## GOAL
Each line containing the word "this" needs to be copied.

## PROVIDED INFORMATION
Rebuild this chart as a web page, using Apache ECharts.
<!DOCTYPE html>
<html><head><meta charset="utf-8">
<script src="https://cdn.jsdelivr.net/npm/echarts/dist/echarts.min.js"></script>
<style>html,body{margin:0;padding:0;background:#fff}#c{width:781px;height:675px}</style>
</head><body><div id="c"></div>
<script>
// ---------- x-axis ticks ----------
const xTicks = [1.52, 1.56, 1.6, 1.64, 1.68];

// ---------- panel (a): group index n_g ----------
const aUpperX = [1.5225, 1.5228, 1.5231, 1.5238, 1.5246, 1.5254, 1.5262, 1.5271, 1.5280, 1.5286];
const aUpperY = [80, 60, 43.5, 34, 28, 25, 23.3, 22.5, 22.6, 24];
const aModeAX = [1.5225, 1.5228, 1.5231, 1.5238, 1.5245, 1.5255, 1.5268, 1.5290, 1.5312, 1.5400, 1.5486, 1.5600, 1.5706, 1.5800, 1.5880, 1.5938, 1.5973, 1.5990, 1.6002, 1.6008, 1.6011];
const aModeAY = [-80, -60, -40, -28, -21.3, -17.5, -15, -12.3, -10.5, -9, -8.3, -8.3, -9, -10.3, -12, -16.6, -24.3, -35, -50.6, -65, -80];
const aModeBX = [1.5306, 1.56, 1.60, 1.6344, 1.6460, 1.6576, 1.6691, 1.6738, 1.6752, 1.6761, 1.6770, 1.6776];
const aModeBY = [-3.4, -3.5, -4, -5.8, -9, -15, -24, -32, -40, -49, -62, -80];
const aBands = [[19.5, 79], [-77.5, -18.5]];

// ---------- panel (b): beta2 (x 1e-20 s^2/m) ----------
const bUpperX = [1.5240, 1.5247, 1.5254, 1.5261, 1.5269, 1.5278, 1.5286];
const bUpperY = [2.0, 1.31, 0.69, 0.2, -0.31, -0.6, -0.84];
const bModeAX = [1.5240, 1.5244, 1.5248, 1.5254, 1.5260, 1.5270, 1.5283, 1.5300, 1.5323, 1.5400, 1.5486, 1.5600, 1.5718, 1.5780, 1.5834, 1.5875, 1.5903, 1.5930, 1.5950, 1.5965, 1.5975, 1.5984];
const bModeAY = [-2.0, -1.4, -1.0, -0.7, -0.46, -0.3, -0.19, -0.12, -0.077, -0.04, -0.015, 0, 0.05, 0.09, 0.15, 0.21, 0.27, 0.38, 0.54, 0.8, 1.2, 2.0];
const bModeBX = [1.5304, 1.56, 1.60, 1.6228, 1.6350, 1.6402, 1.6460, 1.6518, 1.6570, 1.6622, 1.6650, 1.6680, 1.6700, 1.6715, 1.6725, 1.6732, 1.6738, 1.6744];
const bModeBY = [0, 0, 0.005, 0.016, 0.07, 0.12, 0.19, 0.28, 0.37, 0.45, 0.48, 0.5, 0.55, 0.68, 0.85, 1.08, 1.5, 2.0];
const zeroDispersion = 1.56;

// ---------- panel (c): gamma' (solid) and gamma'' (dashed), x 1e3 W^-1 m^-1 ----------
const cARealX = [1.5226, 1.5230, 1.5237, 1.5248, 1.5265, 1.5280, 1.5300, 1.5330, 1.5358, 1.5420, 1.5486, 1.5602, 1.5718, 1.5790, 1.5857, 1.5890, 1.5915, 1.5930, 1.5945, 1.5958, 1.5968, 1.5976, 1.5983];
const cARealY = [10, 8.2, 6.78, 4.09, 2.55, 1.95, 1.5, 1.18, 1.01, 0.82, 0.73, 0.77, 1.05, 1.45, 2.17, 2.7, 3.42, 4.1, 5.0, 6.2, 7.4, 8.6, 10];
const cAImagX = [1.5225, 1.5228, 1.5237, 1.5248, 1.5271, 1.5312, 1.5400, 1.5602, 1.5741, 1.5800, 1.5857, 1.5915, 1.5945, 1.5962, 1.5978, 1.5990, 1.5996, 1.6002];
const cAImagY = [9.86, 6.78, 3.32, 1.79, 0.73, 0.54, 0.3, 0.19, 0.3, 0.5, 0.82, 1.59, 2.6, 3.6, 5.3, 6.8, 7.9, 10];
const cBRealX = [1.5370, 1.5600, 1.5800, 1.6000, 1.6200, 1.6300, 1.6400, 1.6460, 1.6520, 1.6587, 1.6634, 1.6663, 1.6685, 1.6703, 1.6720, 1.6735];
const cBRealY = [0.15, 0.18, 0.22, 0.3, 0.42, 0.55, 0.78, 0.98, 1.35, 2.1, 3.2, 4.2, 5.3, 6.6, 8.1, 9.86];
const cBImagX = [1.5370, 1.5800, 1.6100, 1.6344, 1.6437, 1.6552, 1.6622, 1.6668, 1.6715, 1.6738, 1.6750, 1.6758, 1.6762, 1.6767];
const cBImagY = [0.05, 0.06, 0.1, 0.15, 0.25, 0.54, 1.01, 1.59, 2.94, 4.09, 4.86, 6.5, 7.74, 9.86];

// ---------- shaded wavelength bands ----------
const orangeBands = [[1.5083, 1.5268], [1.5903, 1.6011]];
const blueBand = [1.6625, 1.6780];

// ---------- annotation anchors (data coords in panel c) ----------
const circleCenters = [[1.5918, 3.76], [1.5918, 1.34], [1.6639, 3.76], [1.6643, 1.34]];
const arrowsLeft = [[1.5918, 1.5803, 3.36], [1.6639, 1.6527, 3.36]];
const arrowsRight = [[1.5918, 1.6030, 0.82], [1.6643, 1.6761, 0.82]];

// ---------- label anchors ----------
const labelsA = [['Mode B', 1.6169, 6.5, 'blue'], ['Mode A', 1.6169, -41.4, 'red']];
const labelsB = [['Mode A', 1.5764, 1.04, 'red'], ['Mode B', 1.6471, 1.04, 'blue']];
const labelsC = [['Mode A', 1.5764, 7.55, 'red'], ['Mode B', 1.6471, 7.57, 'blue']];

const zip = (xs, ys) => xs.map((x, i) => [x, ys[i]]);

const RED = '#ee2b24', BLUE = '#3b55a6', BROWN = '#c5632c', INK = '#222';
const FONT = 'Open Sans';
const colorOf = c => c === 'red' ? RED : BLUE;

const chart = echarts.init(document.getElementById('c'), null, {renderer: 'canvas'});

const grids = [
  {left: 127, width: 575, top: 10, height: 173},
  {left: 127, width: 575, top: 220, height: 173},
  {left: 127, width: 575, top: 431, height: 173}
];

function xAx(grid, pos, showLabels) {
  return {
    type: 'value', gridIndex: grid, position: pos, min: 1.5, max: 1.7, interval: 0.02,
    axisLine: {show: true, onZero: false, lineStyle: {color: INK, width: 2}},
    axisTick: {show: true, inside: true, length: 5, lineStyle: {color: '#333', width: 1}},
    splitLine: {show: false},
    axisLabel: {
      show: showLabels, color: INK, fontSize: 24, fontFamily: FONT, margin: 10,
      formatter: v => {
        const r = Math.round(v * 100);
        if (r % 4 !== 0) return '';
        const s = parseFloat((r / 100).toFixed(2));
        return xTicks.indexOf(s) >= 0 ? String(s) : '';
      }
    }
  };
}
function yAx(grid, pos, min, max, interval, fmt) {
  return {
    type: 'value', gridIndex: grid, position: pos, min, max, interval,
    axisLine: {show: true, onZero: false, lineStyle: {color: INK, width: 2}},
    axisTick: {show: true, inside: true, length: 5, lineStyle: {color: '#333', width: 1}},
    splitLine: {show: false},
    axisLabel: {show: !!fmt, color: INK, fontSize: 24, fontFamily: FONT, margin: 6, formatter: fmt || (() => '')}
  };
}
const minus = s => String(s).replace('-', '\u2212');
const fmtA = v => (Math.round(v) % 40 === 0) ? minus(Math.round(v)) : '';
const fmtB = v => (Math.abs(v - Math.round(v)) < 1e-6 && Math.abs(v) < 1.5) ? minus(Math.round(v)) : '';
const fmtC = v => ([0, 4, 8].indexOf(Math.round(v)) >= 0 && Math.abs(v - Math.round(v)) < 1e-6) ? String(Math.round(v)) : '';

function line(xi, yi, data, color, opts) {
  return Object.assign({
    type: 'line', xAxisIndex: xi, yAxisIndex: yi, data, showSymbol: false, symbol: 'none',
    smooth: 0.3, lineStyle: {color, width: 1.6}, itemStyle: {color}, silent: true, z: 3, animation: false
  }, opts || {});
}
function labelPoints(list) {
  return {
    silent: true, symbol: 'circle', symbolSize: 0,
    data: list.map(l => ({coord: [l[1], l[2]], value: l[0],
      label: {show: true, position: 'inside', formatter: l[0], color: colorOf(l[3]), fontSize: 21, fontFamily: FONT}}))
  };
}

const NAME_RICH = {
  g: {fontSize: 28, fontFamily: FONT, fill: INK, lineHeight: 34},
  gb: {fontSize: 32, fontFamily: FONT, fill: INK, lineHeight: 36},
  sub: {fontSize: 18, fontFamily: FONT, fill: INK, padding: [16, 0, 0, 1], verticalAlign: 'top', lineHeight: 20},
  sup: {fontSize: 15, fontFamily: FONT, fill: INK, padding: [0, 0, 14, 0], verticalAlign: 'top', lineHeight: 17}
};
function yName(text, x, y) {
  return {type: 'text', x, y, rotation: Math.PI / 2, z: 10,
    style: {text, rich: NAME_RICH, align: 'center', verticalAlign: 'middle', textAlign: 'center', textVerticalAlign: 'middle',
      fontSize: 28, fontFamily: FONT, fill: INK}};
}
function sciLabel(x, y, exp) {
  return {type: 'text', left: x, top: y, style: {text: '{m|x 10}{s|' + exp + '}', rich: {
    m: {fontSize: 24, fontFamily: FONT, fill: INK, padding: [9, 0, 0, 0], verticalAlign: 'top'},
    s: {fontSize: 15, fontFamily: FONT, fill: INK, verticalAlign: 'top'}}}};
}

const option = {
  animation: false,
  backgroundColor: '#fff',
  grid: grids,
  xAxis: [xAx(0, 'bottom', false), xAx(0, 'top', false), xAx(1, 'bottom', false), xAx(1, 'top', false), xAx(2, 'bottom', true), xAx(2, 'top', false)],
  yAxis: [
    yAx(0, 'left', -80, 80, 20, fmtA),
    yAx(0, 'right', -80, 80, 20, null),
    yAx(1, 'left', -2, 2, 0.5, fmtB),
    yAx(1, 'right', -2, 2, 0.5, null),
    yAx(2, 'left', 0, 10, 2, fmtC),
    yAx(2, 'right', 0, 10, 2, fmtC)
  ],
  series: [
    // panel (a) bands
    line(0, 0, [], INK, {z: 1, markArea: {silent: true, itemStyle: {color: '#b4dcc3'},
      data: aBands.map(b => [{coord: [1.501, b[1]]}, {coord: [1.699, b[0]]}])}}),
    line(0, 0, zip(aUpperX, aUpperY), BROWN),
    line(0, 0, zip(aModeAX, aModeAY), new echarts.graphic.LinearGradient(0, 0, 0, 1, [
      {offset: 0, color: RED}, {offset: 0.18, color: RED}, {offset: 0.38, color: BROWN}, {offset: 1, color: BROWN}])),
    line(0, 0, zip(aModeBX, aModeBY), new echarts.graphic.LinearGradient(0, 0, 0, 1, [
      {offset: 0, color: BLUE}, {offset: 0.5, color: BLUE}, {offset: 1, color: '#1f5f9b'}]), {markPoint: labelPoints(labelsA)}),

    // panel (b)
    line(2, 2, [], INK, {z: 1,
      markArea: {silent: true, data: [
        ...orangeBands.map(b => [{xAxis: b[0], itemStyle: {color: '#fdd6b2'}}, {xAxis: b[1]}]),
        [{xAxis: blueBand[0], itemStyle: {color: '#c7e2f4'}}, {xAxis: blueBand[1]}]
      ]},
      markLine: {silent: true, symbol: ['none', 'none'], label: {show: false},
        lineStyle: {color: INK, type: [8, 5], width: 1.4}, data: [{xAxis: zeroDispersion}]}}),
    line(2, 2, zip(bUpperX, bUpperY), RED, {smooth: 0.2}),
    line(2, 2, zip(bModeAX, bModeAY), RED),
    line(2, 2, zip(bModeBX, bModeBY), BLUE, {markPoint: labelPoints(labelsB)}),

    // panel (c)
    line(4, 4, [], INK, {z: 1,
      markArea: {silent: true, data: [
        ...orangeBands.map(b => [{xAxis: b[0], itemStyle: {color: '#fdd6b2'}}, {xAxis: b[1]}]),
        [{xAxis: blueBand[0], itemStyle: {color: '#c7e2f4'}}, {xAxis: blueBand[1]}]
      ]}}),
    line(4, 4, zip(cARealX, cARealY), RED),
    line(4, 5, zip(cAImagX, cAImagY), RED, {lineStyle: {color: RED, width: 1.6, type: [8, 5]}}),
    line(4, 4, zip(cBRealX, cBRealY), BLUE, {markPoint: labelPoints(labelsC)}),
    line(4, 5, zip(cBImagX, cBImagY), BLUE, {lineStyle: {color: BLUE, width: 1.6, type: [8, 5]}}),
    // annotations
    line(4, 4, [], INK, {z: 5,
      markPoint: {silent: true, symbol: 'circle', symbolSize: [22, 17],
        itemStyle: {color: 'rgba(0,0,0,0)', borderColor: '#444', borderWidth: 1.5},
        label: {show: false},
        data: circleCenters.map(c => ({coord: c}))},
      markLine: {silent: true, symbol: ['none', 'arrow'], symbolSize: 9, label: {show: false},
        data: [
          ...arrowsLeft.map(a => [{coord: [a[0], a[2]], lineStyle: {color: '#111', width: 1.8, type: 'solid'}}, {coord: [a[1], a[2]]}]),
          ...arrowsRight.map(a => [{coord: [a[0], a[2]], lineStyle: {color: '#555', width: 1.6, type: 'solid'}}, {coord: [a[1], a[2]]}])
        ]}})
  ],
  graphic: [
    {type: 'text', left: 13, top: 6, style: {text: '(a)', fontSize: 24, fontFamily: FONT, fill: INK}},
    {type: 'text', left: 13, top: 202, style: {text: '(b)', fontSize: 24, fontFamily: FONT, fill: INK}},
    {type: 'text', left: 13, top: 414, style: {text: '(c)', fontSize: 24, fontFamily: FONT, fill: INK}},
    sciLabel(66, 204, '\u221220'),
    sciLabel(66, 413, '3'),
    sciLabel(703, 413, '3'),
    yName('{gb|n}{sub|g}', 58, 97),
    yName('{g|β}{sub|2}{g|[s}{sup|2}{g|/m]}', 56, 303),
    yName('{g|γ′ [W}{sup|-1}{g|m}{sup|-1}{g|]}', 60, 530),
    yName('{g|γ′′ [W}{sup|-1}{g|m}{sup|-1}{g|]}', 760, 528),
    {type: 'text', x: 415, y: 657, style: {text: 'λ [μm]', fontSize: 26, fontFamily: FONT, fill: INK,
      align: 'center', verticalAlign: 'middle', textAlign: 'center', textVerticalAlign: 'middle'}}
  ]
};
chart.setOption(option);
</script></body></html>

---

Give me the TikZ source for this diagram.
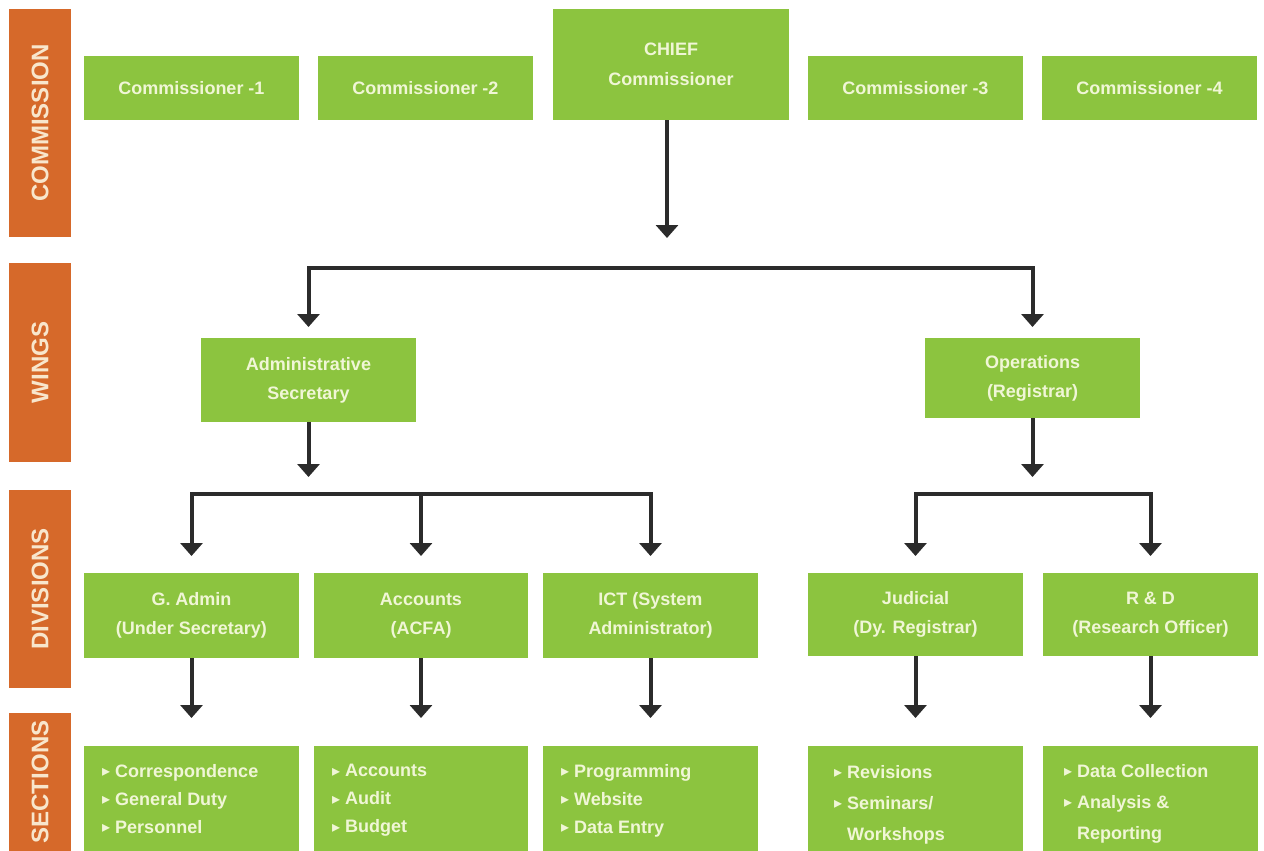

## EXERCISE RESULT
Rebuild this chart as a web page, using Apache ECharts.
Give me the TikZ source for this diagram.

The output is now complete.